Как мог случиться такой конфуз? Очень просто. Трагикомедия «малого знания» началась в конце XIX века, когда ученые господа-антропологи Циммерман, Вайц, Клаач, Ранке, etc. разродились первыми исследованиями филогенеза homo. Им удалось собрать практически все глупости и небылицы о «допотопных обитателях планеты» и изложить их с академическим пафосом.
Публикации этих трудов вдохновили беллетристов на создание уже литературных образов пещерных людей. Естественно, «первобытные» романы писались по лекалам любовно-героических драм. Не трудно заметить, что все «вамирэхи» и «гаммлы» — это стандартные типажи бульварного жанра начала ХХ века. Они мыслят, действуют и страдают по его законам. Конечно, они одеты в шкуры, озарены кострами и могут погрызть кость. Но на переносицах этих питекантропов заметны следы пенсне.
«Пещерная» тема оказалась победоносной и быстро захватила книжный рынок и массмедиа. Романтический дикарь Вамирэх зарычал со всех газетных полос и обложек. Разумеется, тут же подсуетились живописцы и скульпторы. В нагнетании фальши художникам удалось перещеголять даже литераторов. Вернисажи заполнились «храбрецами каменного века». Кисти и резцы Кунерта, Февра, Кремье и иже с ними быстро сформировали нужную эстетику, а та легко породила стереотип «героя-охотника» и древнего прогрессиста. Стереотип стал массовым и легко закрепился: отважный мечтатель с дубиной вполне отвечал самым строгим требованиям к «прадедушке». Такого предка иметь было не стыдно, он не разрушал нарциссический миф культуры, а даже добавлял в него пикантности.

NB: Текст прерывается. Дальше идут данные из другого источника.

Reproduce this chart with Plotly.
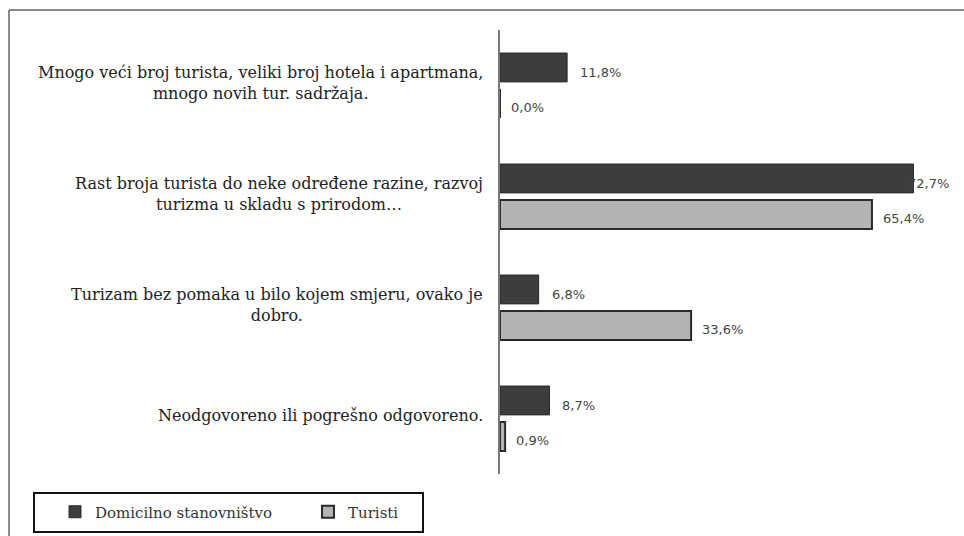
import plotly.graph_objects as go

categories = [
    "Mnogo veći broj turista, veliki broj hotela i apartmana,<br>mnogo novih tur. sadržaja.",
    "Rast broja turista do neke određene razine, razvoj<br>turizma u skladu s prirodom…",
    "Turizam bez pomaka u bilo kojem smjeru, ovako je<br>dobro.",
    "Neodgovoreno ili pogrešno odgovoreno.",
]
cat_ids = ["c1", "c2", "c3", "c4"]
domicilno = [11.8, 72.7, 6.8, 8.7]
turisti = [0.0, 65.4, 33.6, 0.9]
series_names = ["Domicilno stanovništvo", "Turisti"]


def fmt(v):
    return f"{v:.1f}%".replace(".", ",")


W, H = 964, 536
ML, MR, MT, MB = 500, 9, 30, 62
PW = W - ML - MR
PH = H - MT - MB
X_MAX = 80


def px_x(q):
    return (q - ML) / PW


def px_y(p):
    return (H - MB - p) / PH


def label_shift(v, base):
    # labels that would run past the right edge are tucked over the bar end
    return -7 if v > 0.85 * X_MAX else base


fig = go.Figure()
fig.add_trace(go.Bar(
    y=cat_ids, x=domicilno, orientation="h", name=series_names[0],
    marker=dict(color="#3d3d3d", line=dict(color="#2a2a2a", width=1)),
    legend="legend",
))
fig.add_trace(go.Bar(
    y=cat_ids, x=turisti, orientation="h", name=series_names[1],
    marker=dict(color="#b4b4b4", line=dict(color="#2a2a2a", width=2)),
    legend="legend2",
))

annotations = []
for i, v in enumerate(domicilno):
    annotations.append(dict(
        x=v, y=i - 0.16, xref="x", yref="y", text=fmt(v), showarrow=False,
        xanchor="left", xshift=label_shift(v, 11), yshift=-5,
        font=dict(family="DejaVu Sans", size=13, color="#444444"),
    ))
for i, v in enumerate(turisti):
    annotations.append(dict(
        x=v, y=i + 0.16, xref="x", yref="y", text=fmt(v), showarrow=False,
        xanchor="left", xshift=label_shift(v, 9), yshift=-4,
        font=dict(family="DejaVu Sans", size=13, color="#444444"),
    ))
for i, c in enumerate(categories):
    annotations.append(dict(
        x=0, y=i, xref="paper", yref="y", text=c, showarrow=False,
        xanchor="right", align="center", xshift=-15, yshift=3,
        font=dict(family="DejaVu Serif", size=16, color="#222222"),
    ))

leg_common = dict(
    orientation="h", xref="container", yref="container",
    y=1 - 512 / H, xanchor="left", yanchor="middle",
    borderwidth=0, bgcolor="rgba(0,0,0,0)",
    font=dict(family="DejaVu Serif", size=15, color="#333333"),
    itemwidth=30,
)

fig.update_layout(
    width=W, height=H,
    margin=dict(l=ML, r=MR, t=MT, b=MB),
    paper_bgcolor="white", plot_bgcolor="white",
    barmode="group", bargap=0.35, bargroupgap=0.2,
    xaxis=dict(range=[0, X_MAX], showgrid=False, zeroline=False,
               showticklabels=False, showline=False, fixedrange=True),
    yaxis=dict(categoryorder="array", categoryarray=cat_ids,
               range=[3.5, -0.5], showticklabels=False,
               showgrid=False, zeroline=False,
               showline=True, linecolor="#777777", linewidth=2),
    showlegend=True,
    legend=dict(x=55 / W, **leg_common),
    legend2=dict(x=308 / W, **leg_common),
    annotations=annotations,
    shapes=[
        dict(type="line", xref="paper", yref="paper",
             x0=px_x(9), x1=px_x(W), y0=px_y(10), y1=px_y(10),
             line=dict(color="#8a8a8a", width=2)),
        dict(type="line", xref="paper", yref="paper",
             x0=px_x(9), x1=px_x(9), y0=px_y(10), y1=px_y(H),
             line=dict(color="#8a8a8a", width=2)),
        dict(type="rect", xref="paper", yref="paper",
             x0=px_x(34), x1=px_x(423), y0=px_y(493), y1=px_y(532),
             line=dict(color="#111111", width=2)),
    ],
)

fig.write_html("out.html")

Юная и еще очень тщедушная антропология не смогла устоять против многоопытного монстра культуры и «легла под него». Иными словами, культура здесь опять нокаутировала науку, навязав ей абсолютно ложный образ древнего человека.
Под влияние культурного стереотипа, разумеется, подпало следующее поколение антропологов. (Напомню, что Резерфордов и Гейзенбергов среди них не было.) Оно принялось обслуживать стереотип — и «собака закусила свой хвост». Началось вечное вращение антропогенеза вокруг вымысла бульварных романистов. Круг замкнулся. Как следствие, возникла «теория первобытного общества», сделанная не из фактов, а из мнений и выдумок. Именно по этой причине «малое знание» и не способно ответить ни на один вопрос, включая тот, что рассматривается нами.

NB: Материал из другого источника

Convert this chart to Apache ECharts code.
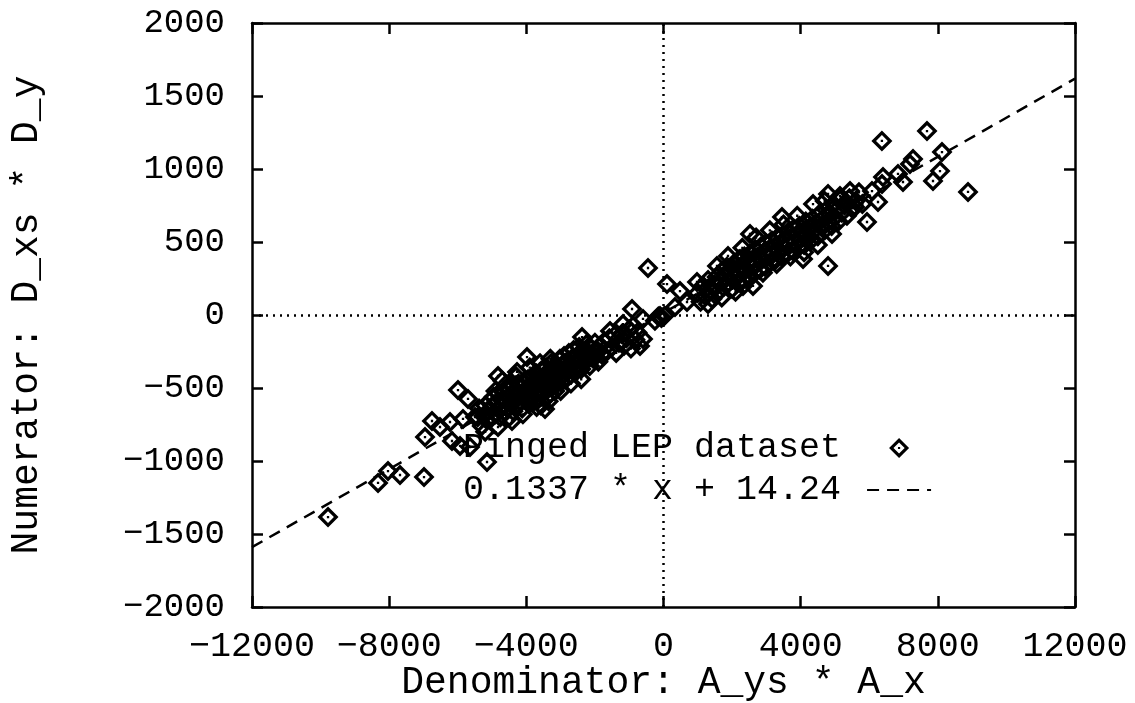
<!DOCTYPE html>
<html>
<head>
<meta charset="utf-8">
<script src="https://cdn.jsdelivr.net/npm/echarts@6/dist/echarts.min.js"></script>
<style>html,body{margin:0;padding:0;background:#fff;}#chart{width:1135px;height:703px;}</style>
</head>
<body>
<div id="chart"></div>
<script>
// ---- data ----
const xTicks = [-12000, -8000, -4000, 0, 4000, 8000, 12000];
const yTicks = [-2000, -1500, -1000, -500, 0, 500, 1000, 1500, 2000];
const xName = 'Denominator: A_ys * A_x';
const yName = 'Numerator: D_xs * D_y';
const scatterName = 'Pinged LEP dataset';
const fitName = '0.1337 * x + 14.24';

const negOutliers = [
  [-9783,-1384],[-8325,-1150],[-8034,-1069],[-7684,-1096],[-6984,-1110],[-6955,-836],
  [-6751,-726],[-6518,-767],[-6226,-733],[-6168,-863],[-5993,-514],[-5701,-575],
  [-5847,-712],[-5497,-699],[-5147,-1007],[-4826,-418],[-4826,-767],[-4418,-726],
  [-3980,-288],[-4272,-390],[-3455,-644],[-2376,-151],[-685,-212],[-889,-75],
  [-5934,-897],[-5643,-904]
];
const negCluster = [
  [-5420,-700],[-5380,-640],[-5300,-760],[-5250,-690],[-5200,-620],[-5150,-720],[-5100,-660],
  [-5060,-590],[-5000,-700],[-4980,-620],[-4950,-560],[-4900,-680],[-4870,-600],[-4820,-540],
  [-4800,-650],[-4760,-700],[-4720,-580],[-4700,-620],[-4660,-530],[-4640,-660],[-4600,-590],
  [-4580,-500],[-4540,-640],[-4500,-560],[-4470,-610],[-4440,-480],[-4400,-540],[-4380,-660],
  [-4350,-590],[-4320,-510],[-4300,-560],[-4260,-620],[-4230,-470],[-4200,-540],[-4180,-590],
  [-4150,-500],[-4120,-640],[-4100,-560],[-4060,-460],[-4040,-520],[-4000,-580],[-3980,-500],
  [-3950,-440],[-3920,-610],[-3900,-540],[-3870,-480],[-3850,-560],[-3820,-420],[-3800,-500],
  [-3780,-590],[-3750,-460],[-3730,-530],[-3700,-400],[-3680,-480],[-3650,-560],[-3630,-440],
  [-3600,-510],[-3580,-620],[-3560,-380],[-3540,-460],[-3510,-530],[-3490,-420],[-3470,-490],
  [-3440,-570],[-3420,-360],[-3400,-440],[-3380,-510],[-3350,-400],[-3330,-470],[-3300,-540],
  [-3280,-330],[-3260,-420],[-3240,-490],[-3210,-380],[-3190,-450],[-3160,-520],[-3140,-340],
  [-3120,-410],[-3100,-470],[-3070,-360],[-3050,-430],[-3020,-300],[-3000,-390],[-2980,-460],
  [-2950,-340],[-2920,-410],[-2900,-280],[-2870,-370],[-2850,-440],[-2820,-320],[-2800,-390],
  [-2760,-260],[-2740,-350],[-2700,-410],[-2680,-300],[-2650,-370],[-2620,-240],[-2600,-330],
  [-2560,-390],[-2530,-280],[-2500,-340],[-2460,-220],[-2430,-300],[-2400,-370],[-2350,-260],
  [-2300,-320],[-2250,-200],[-2200,-280],[-2150,-350],[-2100,-230],[-2050,-300],[-2000,-190],
  [-1950,-260],[-1900,-320],[-1850,-210],[-1800,-270],[-1720,-180],[-1650,-250],[-1580,-160],
  [-1500,-220],[-1430,-140],[-1380,-260],[-1300,-190],[-1220,-130],[-1150,-210],[-1080,-160],
  [-1000,-100],[-950,-230],[-820,-170],[-760,-120],
  [-4700,-450],[-4300,-420],[-3900,-360],[-3600,-330],[-3300,-300],[-4100,-680],[-3700,-630],
  [-3350,-590],[-3000,-520],[-2700,-470],[-5200,-800],[-4900,-520],[-4500,-700],[-2400,-440]
];
const centerPoints = [
  [102,212],[481,164],[-452,322],[-598,-27],[-598,-164],[335,55],[685,89],[-918,41],
  [-102,-7],[-1181,-62],[-1560,-110],[-60,-20],[-150,-10],[30,-5],[-250,-40]
];
const posCluster = [
  [1000,150],[1080,90],[1150,200],[1220,130],[1300,240],[1350,170],[1420,110],[1480,210],
  [1550,260],[1600,160],[1650,230],[1700,300],[1750,190],[1800,260],[1850,330],[1900,220],
  [1950,290],[2000,180],[2040,350],[2080,250],[2120,310],[2160,220],[2200,380],[2240,280],
  [2280,340],[2320,240],[2360,400],[2400,310],[2440,360],[2480,260],[2520,420],[2560,330],
  [2600,380],[2640,290],[2680,450],[2720,350],[2760,400],[2800,310],[2840,470],[2880,380],
  [2920,430],[2960,330],[3000,490],[3040,400],[3080,450],[3120,360],[3160,510],[3200,420],
  [3240,470],[3280,380],[3320,530],[3360,440],[3400,490],[3440,400],[3480,550],[3520,460],
  [3560,510],[3600,420],[3640,570],[3680,480],[3720,530],[3760,440],[3800,590],[3840,500],
  [3880,550],[3920,460],[3960,610],[4000,520],[4050,570],[4100,480],[4150,640],[4200,550],
  [4250,600],[4300,510],[4350,660],[4400,580],[4450,630],[4500,540],[4550,690],[4600,610],
  [4650,660],[4700,580],[4750,720],[4800,640],[4850,690],[4900,610],[4950,760],[5000,670],
  [5050,720],[5100,640],[5150,790],[5200,700],[5280,750],[5350,680],[5420,800],[5500,730],
  [5600,780],[5700,840],[5800,760],
  [2300,460],[2700,530],[3100,580],[3500,620],[3900,680],[2100,160],[2500,250],[2900,290],
  [3300,350],[3700,400],[4100,430],[4500,480],[1700,120],[4700,780]
];
const posOutliers = [
  [7684,1260],[6369,1192],[8121,1116],[8063,986],[7859,918],[8880,843],[7276,1069],
  [7188,1034],[6838,966],[6984,911],[6401,945],[6372,897],[6255,774],[5934,637],
  [6080,849],[5439,849],[5585,740],[4798,336],[4069,384],[2523,555],[4798,829],
  [4360,760],[5147,815],[4914,555],[3455,671],[2610,199],[1298,75],[977,226],
  [1560,336],[1881,404],[2231,384],[2318,199]
];
const fitLine = [[-12000,-1590.2],[12000,1618.6]];

const points = negOutliers.concat(negCluster, centerPoints, posCluster, posOutliers);

const FONT = "'Liberation Mono', 'DejaVu Sans Mono', monospace";
const diamond = 'path://M0,-10L10,0L0,10L-10,0ZM0,-5.6L-5.6,0L0,5.6L5.6,0ZM-1.1,-1.1L1.1,-1.1L1.1,1.1L-1.1,1.1Z';
const fmt = function (v) { return String(v).replace('-', '\u2212'); };

const axisLine = {show: true, onZero: false, lineStyle: {color: '#000', width: 2.5}};
const axisTick = {show: true, inside: true, length: 11, lineStyle: {color: '#000', width: 2.5}};

const chart = echarts.init(document.getElementById('chart'));
chart.setOption({
  animation: false,
  backgroundColor: '#fff',
  grid: {left: 252, right: 60, top: 23, bottom: 96, containLabel: false, outerBoundsMode: 'none'},
  legend: {
    orient: 'vertical', align: 'right', left: 463, top: 430, padding: 0,
    itemGap: 6, itemWidth: 64, itemHeight: 20,
    formatter: function (n) { return n + ' '; },
    textStyle: {fontFamily: FONT, fontSize: 35, color: '#000', lineHeight: 36},
    data: [{name: scatterName, icon: diamond}, {name: fitName, itemStyle: {opacity: 0}}]
  },
  xAxis: [{
    type: 'value', min: xTicks[0], max: xTicks[xTicks.length - 1], interval: 4000,
    position: 'bottom', name: xName, nameLocation: 'middle', nameGap: 57, nameMoveOverlap: false,
    nameTextStyle: {fontFamily: FONT, fontSize: 38, color: '#000'},
    axisLine: axisLine, axisTick: axisTick, splitLine: {show: false},
    axisLabel: {fontFamily: FONT, fontSize: 35, color: '#000', margin: 22, formatter: fmt}
  }, {
    type: 'value', min: xTicks[0], max: xTicks[xTicks.length - 1], interval: 4000,
    position: 'top', axisLine: axisLine, axisTick: axisTick, splitLine: {show: false},
    axisLabel: {show: false}
  }],
  yAxis: [{
    type: 'value', min: yTicks[0], max: yTicks[yTicks.length - 1], interval: 500,
    position: 'left', name: yName, nameLocation: 'middle', nameGap: 206, nameMoveOverlap: false,
    nameTextStyle: {fontFamily: FONT, fontSize: 38, color: '#000'},
    axisLine: axisLine, axisTick: axisTick, splitLine: {show: false},
    axisLabel: {fontFamily: FONT, fontSize: 34, color: '#000', margin: 27, formatter: fmt}
  }, {
    type: 'value', min: yTicks[0], max: yTicks[yTicks.length - 1], interval: 500,
    position: 'right', axisLine: axisLine, axisTick: axisTick, splitLine: {show: false},
    axisLabel: {show: false}
  }],
  series: [{
    name: scatterName, type: 'scatter', data: points,
    symbol: diamond, symbolSize: 21, symbolKeepAspect: true,
    itemStyle: {color: '#000', opacity: 1},
    z: 3,
    markLine: {
      silent: true, symbol: 'none', animation: false,
      label: {show: false},
      lineStyle: {color: '#000', width: 2.5, type: [2, 5]},
      data: [{xAxis: 0}, {yAxis: 0}]
    }
  }, {
    name: fitName, type: 'line', data: fitLine, showSymbol: false, symbol: 'none',
    itemStyle: {color: '#000'},
    lineStyle: {color: '#000', width: 2.5, type: [12, 8]}, z: 2
  }]
});
</script>
</body>
</html>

Разумеется, винить тут некого, мы видим несчастный случай. Но вся эта глупейшая история сохраняет свое влияние по настоящее время. Бедного Вамирэха продолжают доить в надежде на то, что из него наконец закапает научная истина.
Конечно, никто не посягает на священное право оставаться дураком. Но пусть антропологи сами таращатся в свой подойник. Как знать, может быть, произойдет чудо: он наполнится константами, а Нобелевский комитет признает антропологию наукой.

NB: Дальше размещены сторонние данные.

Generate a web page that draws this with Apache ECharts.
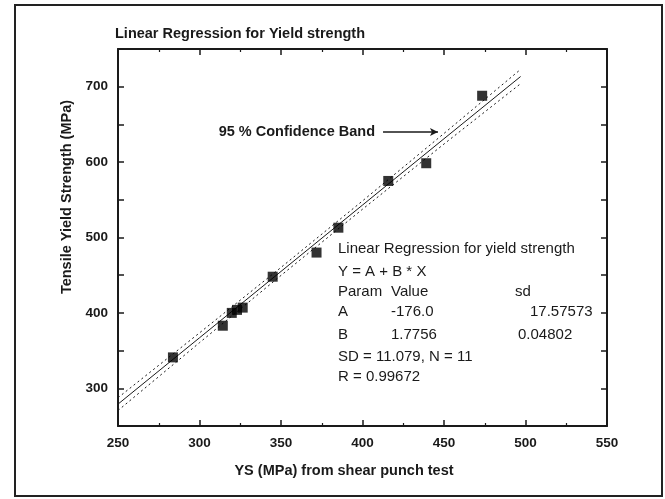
<!DOCTYPE html>
<html>
<head>
<meta charset="utf-8">
<script src="https://cdn.jsdelivr.net/npm/echarts@6/dist/echarts.min.js"></script>
<style>
  html, body { margin: 0; padding: 0; background: #fff; }
  #chart { width: 665px; height: 499px; }
</style>
</head>
<body>
<div id="chart"></div>
<script>
// measured points: YS from shear punch test vs tensile yield strength
const ysPunch = [283.7, 314.3, 319.8, 323, 326.5, 344.9, 371.8, 385.2, 415.8, 439.1, 473.4]
const tensileYS = [341, 383, 400, 404, 407, 448, 480, 513, 575, 598.5, 688]

// fitted line and 95% band
const fitX = [250, 300, 350, 400, 450, 497]
const fitY = [279, 367, 455, 543, 631, 713.5]
const bandUpper = [287.5, 373.5, 460.3, 548.5, 638, 723]
const bandLower = [270.5, 360.5, 449.7, 537.5, 624, 704]

const xTicks = [250, 300, 350, 400, 450, 500, 550]
const yTicks = [250, 300, 400, 500, 600, 700, 750]

const insetRows = [
  ['Linear Regression for yield strength'],
  ['Y = A + B * X'],
  ['Param', 'Value', 'sd'],
  ['A', '-176.0', '17.57573'],
  ['B', '1.7756', '0.04802'],
  ['SD = 11.079, N = 11'],
  ['R = 0.99672']
]

const FONT = '"Liberation Sans", Arial, sans-serif'
const INK = '#1a1a1a'

function pairs(xs, ys) {
  return xs.map((x, i) => [x, ys[i]])
}

const chart = echarts.init(document.getElementById('chart'))

// inset text block
const rowY = [249, 271.5, 292, 312, 335, 356.5, 377]
const col3X = [0, 0, 515, 530, 518]
const insetGraphics = []
insetRows.forEach((row, r) => {
  row.forEach((txt, c) => {
    insetGraphics.push({
      type: 'text',
      x: c === 0 ? 338 : (c === 1 ? 391 : col3X[r]),
      y: rowY[r],
      style: {
        text: txt,
        fill: INK,
        font: '15px ' + FONT,
        textAlign: 'left',
        textVerticalAlign: 'middle',
        align: 'left',
        verticalAlign: 'middle'
      }
    })
  })
})

function label(txt, x, y, align, rot) {
  return {
    type: 'text', x: x, y: y, rotation: rot || 0,
    style: { text: txt, fill: INK, font: 'bold 14.5px ' + FONT,
      textAlign: align, textVerticalAlign: 'middle', align: align, verticalAlign: 'middle' }
  }
}

const axisCommon = {
  type: 'value',
  axisLine: { show: true, onZero: false, lineStyle: { color: INK, width: 2 } },
  axisTick: { show: true, inside: true, length: 6, lineStyle: { color: INK, width: 1.5 } },
  minorTick: { show: true, splitNumber: 2, length: 3, lineStyle: { color: INK, width: 1.2 } },
  splitLine: { show: false },
  minorSplitLine: { show: false }
}

const option = {
  animation: false,
  backgroundColor: '#fff',
  grid: { left: 118, top: 49, right: 58, bottom: 73 },
  xAxis: [
    Object.assign({}, axisCommon, {
      min: xTicks[0], max: xTicks[xTicks.length - 1], interval: 50,
      axisLabel: { margin: 10, color: INK, fontFamily: FONT, fontSize: 13.5, fontWeight: 'bold' }
    }),
    Object.assign({}, axisCommon, {
      position: 'top',
      min: xTicks[0], max: xTicks[xTicks.length - 1], interval: 50,
      axisLabel: { show: false }
    })
  ],
  yAxis: [
    Object.assign({}, axisCommon, {
      min: yTicks[0], max: yTicks[yTicks.length - 1], interval: 50,
      axisLabel: {
        margin: 10, color: INK, fontFamily: FONT, fontSize: 13.5, fontWeight: 'bold',
        formatter: v => (v % 100 === 0 && v >= 300 && v <= 700 ? String(v) : '')
      },
      minorTick: { show: false }
    }),
    Object.assign({}, axisCommon, {
      position: 'right',
      min: yTicks[0], max: yTicks[yTicks.length - 1], interval: 50,
      axisLabel: { show: false },
      minorTick: { show: false }
    })
  ],
  series: [
    {
      type: 'line',
      data: pairs(fitX, fitY),
      showSymbol: false,
      lineStyle: { color: INK, width: 1 },
      z: 3,
      markLine: {
        silent: true,
        symbol: ['none', 'arrow'],
        symbolSize: [6, 8],
        lineStyle: { color: INK, width: 1.5, type: 'solid' },
        label: { show: false },
        data: [[{ coord: [412.6, 640] }, { coord: [446.3, 640] }]]
      }
    },
    {
      type: 'line',
      data: pairs(fitX, bandUpper),
      showSymbol: false,
      lineStyle: { color: INK, width: 1, type: [2, 3] },
      z: 3
    },
    {
      type: 'line',
      data: pairs(fitX, bandLower),
      showSymbol: false,
      lineStyle: { color: INK, width: 1, type: [2, 3] },
      z: 3
    },
    {
      type: 'scatter',
      data: pairs(ysPunch, tensileYS),
      symbol: 'rect',
      symbolSize: 10,
      itemStyle: { color: '#000' },
      z: 4
    }
  ],
  graphic: [
    {
      type: 'rect',
      shape: { x: 15, y: 5, width: 647, height: 491 },
      style: { fill: 'none', stroke: '#222', lineWidth: 2 },
      silent: true
    },
    label('Linear Regression for Yield strength', 115, 34, 'left'),
    label('Tensile Yield Strength (MPa)', 67, 197, 'center', Math.PI / 2),
    label('YS (MPa) from shear punch test', 344, 471, 'center'),
    label('95 % Confidence Band', 375, 132, 'right')
  ].concat(insetGraphics)
}

chart.setOption(option)
</script>
</body>
</html>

Впрочем, в том, что она ею пока не является, тоже есть свои преимущества. Мы получаем право «гулять по буфету, ни в чем себе не отказывая». Где нет констант, не может быть и ошибок.
III
Чтобы решить наш вопрос, разумеется, надо в первую очередь вымести из темы весь смысловой мусор, накопленный антропологией за 150 лет. Включая и «вамирэхов», и специфическую терминологию. Она хороша лишь для создания «дымовой завесы», скрывающей бесплодность этой дисциплины.
Вероятно, подлинная история раннего homo была совсем другой и слагалась по совершенно иным принципам, нежели полагает антропология. Однако ее подробностей мы никогда не узнаем. Конечно, есть раскопочные «полуфакты» и намеки, но количество их ничтожно, а пустоты меж ними огромны. Надо иметь мужество оставлять пустоты пустотами, а не заполнять их фантазиями и спекуляциями.
Впрочем, не все так безнадежно. Кое-что у нас есть. Мы можем объективно и точно определить «умственное состояние» древнего человека. Сделав это, мы легко вычислим и некоторые его фундаментальные свойства. (Возможно, среди них завалялось то самое, что позволяет религиозной вере сохраняться до настоящего времени.) Узнать, каким было существо, умершее миллион лет назад, мы можем по принципу исключения. Через простой подсчет того, чего оно было лишено.